Sur le plan humanitaire, le Soudan du Sud est confronté à une catastrophe de grande ampleur. Plus de la moitié de la population est en situation d’insécurité alimentaire aiguë, tandis que les déplacements de population atteignent des niveaux records. Le pays compte plus de 2 millions de déplacés internes et 2,28 millions de réfugiés dans les pays voisins. Le conflit au Soudan voisin aggrave encore la crise, avec un afflux massif de réfugiés soudanais fuyant la guerre. Les infrastructures sanitaires et éducatives sont en ruine, et l’accès aux services de base est de plus en plus compromis par l’insécurité et le manque de financements.
Les violences sexuelles restent omniprésentes, notamment dans les zones de conflit. Les femmes et les filles sont régulièrement victimes de viols, d’enlèvements et d’exploitation sexuelle. Ces crimes restent largement impunis, et l’absence de mécanismes de justice efficaces renforce la vulnérabilité des survivantes. De nombreuses victimes ne signalent pas les agressions par crainte des représailles ou de la stigmatisation sociale. Le manque d’accès aux soins médicaux et aux services de soutien aggrave leur détresse.
La situation des enfants est particulièrement alarmante. Le recrutement forcé d’enfants soldats, les enlèvements et les mariages précoces sont monnaie courante. En 2024, des milices affiliées aux factions armées ont kidnappé de nombreux enfants, les forçant à combattre ou à servir de porteurs et d’esclaves sexuels. L’effondrement du système éducatif, exacerbé par la pauvreté et la guerre, prive des millions d’enfants de leur droit fondamental à l’éducation.

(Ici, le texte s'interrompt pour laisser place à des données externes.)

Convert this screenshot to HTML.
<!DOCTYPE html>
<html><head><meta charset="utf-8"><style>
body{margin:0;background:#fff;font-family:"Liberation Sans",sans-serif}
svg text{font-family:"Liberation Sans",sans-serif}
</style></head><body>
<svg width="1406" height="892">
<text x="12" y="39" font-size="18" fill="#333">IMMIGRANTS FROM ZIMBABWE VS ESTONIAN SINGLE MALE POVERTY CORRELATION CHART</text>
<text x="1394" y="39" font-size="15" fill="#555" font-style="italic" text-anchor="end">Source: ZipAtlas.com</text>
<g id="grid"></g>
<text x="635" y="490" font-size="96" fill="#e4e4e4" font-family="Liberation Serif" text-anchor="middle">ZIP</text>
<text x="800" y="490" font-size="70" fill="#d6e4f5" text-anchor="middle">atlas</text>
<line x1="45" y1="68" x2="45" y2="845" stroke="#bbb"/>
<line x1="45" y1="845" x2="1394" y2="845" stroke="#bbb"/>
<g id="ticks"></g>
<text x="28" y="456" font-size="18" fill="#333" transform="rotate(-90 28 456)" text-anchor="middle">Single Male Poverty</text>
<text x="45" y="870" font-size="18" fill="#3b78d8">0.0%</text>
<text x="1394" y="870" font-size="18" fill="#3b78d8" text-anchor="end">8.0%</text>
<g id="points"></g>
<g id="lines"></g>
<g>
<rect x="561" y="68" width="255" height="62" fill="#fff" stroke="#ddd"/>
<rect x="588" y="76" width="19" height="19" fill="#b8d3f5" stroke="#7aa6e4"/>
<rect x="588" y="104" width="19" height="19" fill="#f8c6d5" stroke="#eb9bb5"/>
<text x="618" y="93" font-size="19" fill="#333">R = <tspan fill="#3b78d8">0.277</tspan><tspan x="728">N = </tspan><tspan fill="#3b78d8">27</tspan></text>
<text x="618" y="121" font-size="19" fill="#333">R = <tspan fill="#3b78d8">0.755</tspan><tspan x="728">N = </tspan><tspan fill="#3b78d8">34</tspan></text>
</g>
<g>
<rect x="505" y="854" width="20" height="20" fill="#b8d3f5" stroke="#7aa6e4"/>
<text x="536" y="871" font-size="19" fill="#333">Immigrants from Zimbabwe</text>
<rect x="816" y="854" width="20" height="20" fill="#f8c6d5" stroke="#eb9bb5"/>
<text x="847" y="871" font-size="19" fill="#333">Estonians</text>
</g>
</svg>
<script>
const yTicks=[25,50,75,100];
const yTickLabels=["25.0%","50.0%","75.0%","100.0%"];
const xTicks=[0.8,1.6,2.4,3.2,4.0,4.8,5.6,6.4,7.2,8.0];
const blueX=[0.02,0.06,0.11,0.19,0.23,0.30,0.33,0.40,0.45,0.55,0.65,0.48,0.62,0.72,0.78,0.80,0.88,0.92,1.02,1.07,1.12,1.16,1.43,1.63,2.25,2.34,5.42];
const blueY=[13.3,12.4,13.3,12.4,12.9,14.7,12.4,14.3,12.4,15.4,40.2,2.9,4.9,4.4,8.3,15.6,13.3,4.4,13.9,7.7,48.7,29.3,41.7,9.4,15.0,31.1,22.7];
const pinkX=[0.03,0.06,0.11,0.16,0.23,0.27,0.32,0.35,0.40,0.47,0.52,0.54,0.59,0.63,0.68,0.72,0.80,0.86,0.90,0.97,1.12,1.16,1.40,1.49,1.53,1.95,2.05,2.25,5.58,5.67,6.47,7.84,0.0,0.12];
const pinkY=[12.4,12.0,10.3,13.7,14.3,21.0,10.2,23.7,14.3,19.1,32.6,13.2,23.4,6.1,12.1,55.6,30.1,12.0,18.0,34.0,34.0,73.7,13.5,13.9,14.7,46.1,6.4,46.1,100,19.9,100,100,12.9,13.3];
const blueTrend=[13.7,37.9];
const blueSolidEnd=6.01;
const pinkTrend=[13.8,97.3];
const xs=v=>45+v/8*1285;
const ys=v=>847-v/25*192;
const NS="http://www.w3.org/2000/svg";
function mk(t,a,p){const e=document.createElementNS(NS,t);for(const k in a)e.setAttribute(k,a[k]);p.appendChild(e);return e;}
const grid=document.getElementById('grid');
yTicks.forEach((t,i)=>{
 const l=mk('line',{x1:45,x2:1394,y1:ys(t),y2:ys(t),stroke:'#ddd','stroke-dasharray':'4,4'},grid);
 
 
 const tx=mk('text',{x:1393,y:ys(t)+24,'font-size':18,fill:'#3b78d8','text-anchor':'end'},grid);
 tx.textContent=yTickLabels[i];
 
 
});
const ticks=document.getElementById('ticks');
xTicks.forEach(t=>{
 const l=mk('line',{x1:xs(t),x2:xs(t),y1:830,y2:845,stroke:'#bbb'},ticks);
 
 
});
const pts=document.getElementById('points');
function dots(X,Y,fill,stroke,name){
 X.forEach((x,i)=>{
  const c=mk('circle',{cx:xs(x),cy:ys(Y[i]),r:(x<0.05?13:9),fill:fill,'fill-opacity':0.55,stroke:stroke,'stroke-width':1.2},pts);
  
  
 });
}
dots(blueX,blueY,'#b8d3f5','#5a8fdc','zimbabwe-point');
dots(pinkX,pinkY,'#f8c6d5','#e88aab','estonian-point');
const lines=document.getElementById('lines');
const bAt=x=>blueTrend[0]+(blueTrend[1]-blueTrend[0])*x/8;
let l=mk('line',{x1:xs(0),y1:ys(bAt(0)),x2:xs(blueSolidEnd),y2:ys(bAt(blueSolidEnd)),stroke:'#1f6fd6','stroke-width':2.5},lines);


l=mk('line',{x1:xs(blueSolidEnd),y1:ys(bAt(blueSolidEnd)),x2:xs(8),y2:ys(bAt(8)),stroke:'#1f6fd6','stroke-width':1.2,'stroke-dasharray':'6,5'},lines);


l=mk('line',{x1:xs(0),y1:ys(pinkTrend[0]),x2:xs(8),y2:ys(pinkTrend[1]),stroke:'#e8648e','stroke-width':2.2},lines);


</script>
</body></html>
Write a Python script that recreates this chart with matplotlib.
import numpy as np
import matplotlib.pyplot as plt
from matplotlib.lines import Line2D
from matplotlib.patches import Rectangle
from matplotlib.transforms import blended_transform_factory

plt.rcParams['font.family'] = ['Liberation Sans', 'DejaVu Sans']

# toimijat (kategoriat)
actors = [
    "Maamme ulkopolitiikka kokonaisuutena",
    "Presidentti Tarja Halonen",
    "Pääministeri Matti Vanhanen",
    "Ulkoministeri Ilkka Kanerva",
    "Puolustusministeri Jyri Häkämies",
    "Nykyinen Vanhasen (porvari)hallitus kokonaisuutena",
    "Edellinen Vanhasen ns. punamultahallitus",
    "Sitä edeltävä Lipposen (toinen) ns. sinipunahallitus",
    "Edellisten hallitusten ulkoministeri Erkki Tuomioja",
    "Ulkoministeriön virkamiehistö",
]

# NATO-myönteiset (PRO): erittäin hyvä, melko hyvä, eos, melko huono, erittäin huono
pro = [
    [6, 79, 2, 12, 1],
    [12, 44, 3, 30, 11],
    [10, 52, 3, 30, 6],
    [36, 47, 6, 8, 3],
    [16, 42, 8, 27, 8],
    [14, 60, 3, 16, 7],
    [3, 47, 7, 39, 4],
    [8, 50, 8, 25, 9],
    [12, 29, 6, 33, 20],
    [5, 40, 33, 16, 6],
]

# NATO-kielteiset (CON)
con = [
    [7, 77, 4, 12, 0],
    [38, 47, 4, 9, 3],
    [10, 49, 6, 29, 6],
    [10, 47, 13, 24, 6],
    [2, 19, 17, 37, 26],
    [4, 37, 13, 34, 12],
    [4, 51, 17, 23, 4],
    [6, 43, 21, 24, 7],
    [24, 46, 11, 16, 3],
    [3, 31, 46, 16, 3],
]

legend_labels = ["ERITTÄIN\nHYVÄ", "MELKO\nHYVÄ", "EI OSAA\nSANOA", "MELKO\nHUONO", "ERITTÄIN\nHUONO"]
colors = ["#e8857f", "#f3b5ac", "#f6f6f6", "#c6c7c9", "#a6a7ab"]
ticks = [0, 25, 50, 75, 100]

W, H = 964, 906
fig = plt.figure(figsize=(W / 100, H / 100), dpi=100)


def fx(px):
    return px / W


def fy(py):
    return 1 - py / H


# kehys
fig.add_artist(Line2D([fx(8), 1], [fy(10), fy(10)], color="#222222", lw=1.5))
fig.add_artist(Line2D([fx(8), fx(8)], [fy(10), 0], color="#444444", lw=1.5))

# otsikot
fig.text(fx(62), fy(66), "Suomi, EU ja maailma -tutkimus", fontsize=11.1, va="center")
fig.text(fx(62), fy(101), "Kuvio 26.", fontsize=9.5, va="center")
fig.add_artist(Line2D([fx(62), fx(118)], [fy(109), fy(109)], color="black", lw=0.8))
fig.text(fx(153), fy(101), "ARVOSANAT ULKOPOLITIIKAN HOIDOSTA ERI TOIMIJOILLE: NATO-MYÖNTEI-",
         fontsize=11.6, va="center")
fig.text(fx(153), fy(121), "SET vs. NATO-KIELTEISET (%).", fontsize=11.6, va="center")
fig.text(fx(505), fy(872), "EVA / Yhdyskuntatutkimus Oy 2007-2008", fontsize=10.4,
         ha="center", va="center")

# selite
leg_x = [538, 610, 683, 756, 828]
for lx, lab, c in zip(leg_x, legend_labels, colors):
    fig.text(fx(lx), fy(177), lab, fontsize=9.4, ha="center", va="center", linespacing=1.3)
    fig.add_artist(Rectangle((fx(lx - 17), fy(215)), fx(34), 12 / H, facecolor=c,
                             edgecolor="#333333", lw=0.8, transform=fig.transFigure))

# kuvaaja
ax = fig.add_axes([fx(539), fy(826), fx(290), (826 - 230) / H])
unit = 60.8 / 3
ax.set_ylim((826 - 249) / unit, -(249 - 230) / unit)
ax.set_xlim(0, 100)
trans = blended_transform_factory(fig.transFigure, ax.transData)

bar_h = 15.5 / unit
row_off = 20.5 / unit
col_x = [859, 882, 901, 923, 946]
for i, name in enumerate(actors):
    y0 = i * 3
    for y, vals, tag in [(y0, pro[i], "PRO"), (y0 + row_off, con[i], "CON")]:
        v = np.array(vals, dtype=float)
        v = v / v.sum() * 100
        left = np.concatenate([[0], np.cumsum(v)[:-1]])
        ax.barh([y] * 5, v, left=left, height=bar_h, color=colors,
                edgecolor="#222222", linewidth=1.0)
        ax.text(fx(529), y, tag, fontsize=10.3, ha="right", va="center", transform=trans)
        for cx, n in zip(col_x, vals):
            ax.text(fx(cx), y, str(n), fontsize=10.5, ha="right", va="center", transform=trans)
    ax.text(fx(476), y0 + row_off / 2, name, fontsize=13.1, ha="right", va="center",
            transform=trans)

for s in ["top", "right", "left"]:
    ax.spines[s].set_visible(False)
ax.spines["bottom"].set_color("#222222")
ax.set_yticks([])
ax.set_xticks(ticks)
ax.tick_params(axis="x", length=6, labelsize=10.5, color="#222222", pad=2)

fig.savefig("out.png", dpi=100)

Face à ces crises, la communauté internationale peine à imposer des mesures coercitives efficaces. Les initiatives de médiation, comme l’Initiative Tumaini pilotée par le Kenya, peinent à aboutir à des solutions concrètes en raison des divergences entre les parties prenantes. Les appels à la mise en place d’un tribunal hybride pour juger les crimes commis restent lettre morte, tandis que les dirigeants sud-soudanais continuent de privilégier leurs intérêts personnels au détriment de la population.
Le rapport de la Commission des droits de l’homme sur le Soudan du Sud constitue un avertissement sévère : sans une réforme profonde du leadership et une action internationale décisive, le pays risque de s’enfoncer dans un cycle de violence et de misère sans fin. L’avenir de la plus jeune nation du monde dépend désormais de la volonté de ses dirigeants à rompre avec l’impunité et à engager des réformes institutionnelles et politiques urgentes.